■ **Material provided**
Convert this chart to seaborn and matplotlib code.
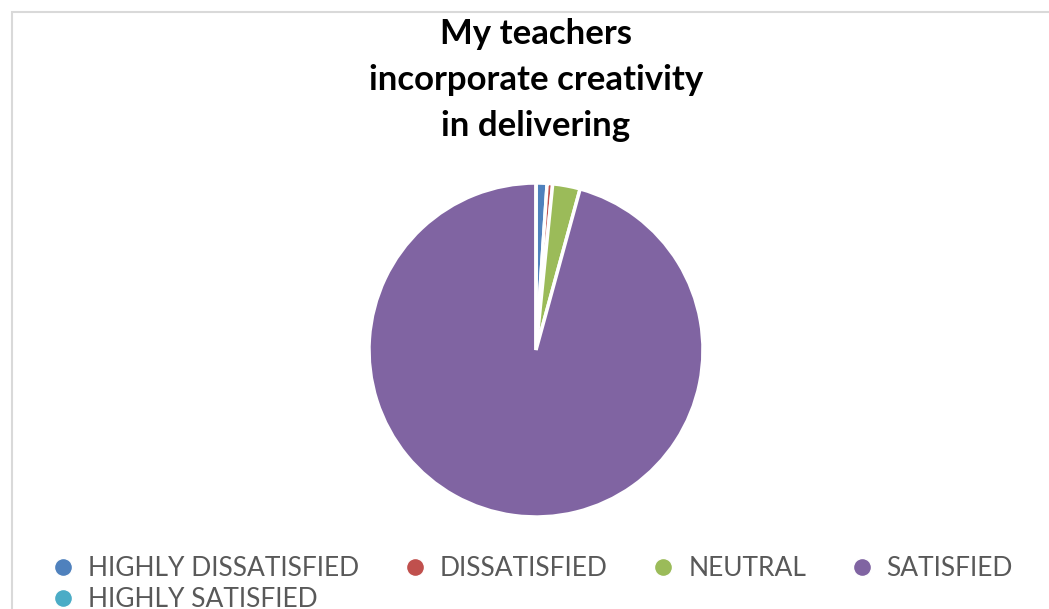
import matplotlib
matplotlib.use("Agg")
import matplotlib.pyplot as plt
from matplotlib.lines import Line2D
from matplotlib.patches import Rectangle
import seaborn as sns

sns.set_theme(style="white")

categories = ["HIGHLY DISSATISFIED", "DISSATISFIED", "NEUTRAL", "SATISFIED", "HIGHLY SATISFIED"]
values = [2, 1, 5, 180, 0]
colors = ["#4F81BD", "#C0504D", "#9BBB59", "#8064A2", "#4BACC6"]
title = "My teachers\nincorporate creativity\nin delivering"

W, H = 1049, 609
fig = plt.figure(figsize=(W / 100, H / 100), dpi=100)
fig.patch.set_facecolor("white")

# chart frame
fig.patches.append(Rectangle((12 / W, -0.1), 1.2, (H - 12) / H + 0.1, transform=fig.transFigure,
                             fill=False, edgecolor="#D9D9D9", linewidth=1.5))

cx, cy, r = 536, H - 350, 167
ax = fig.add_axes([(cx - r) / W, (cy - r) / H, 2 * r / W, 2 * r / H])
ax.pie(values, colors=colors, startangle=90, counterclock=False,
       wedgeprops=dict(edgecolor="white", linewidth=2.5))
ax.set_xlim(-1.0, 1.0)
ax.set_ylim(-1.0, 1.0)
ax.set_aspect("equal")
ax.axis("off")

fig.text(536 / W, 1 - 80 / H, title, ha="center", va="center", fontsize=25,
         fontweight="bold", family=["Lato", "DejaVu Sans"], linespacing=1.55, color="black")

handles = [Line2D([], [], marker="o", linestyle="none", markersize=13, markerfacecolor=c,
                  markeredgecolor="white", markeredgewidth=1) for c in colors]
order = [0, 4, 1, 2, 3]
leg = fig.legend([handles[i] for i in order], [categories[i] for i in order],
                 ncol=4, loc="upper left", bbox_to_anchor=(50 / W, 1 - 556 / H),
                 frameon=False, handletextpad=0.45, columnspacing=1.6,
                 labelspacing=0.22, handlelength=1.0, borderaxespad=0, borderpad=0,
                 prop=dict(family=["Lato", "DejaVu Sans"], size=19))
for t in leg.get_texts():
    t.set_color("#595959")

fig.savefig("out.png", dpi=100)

■ **Problem to solve**
Each line above is to be copied verbatim. Drop any image from the copy.

■ **Output below**
Convert this chart to seaborn and matplotlib code.
import matplotlib
matplotlib.use("Agg")
import matplotlib.pyplot as plt
from matplotlib.lines import Line2D
from matplotlib.patches import Rectangle
import seaborn as sns

sns.set_theme(style="white")

categories = ["HIGHLY DISSATISFIED", "DISSATISFIED", "NEUTRAL", "SATISFIED", "HIGHLY SATISFIED"]
values = [2, 1, 5, 180, 0]
colors = ["#4F81BD", "#C0504D", "#9BBB59", "#8064A2", "#4BACC6"]
title = "My teachers\nincorporate creativity\nin delivering"

W, H = 1049, 609
fig = plt.figure(figsize=(W / 100, H / 100), dpi=100)
fig.patch.set_facecolor("white")

# chart frame
fig.patches.append(Rectangle((12 / W, -0.1), 1.2, (H - 12) / H + 0.1, transform=fig.transFigure,
                             fill=False, edgecolor="#D9D9D9", linewidth=1.5))

cx, cy, r = 536, H - 350, 167
ax = fig.add_axes([(cx - r) / W, (cy - r) / H, 2 * r / W, 2 * r / H])
ax.pie(values, colors=colors, startangle=90, counterclock=False,
       wedgeprops=dict(edgecolor="white", linewidth=2.5))
ax.set_xlim(-1.0, 1.0)
ax.set_ylim(-1.0, 1.0)
ax.set_aspect("equal")
ax.axis("off")

fig.text(536 / W, 1 - 80 / H, title, ha="center", va="center", fontsize=25,
         fontweight="bold", family=["Lato", "DejaVu Sans"], linespacing=1.55, color="black")

handles = [Line2D([], [], marker="o", linestyle="none", markersize=13, markerfacecolor=c,
                  markeredgecolor="white", markeredgewidth=1) for c in colors]
order = [0, 4, 1, 2, 3]
leg = fig.legend([handles[i] for i in order], [categories[i] for i in order],
                 ncol=4, loc="upper left", bbox_to_anchor=(50 / W, 1 - 556 / H),
                 frameon=False, handletextpad=0.45, columnspacing=1.6,
                 labelspacing=0.22, handlelength=1.0, borderaxespad=0, borderpad=0,
                 prop=dict(family=["Lato", "DejaVu Sans"], size=19))
for t in leg.get_texts():
    t.set_color("#595959")

fig.savefig("out.png", dpi=100)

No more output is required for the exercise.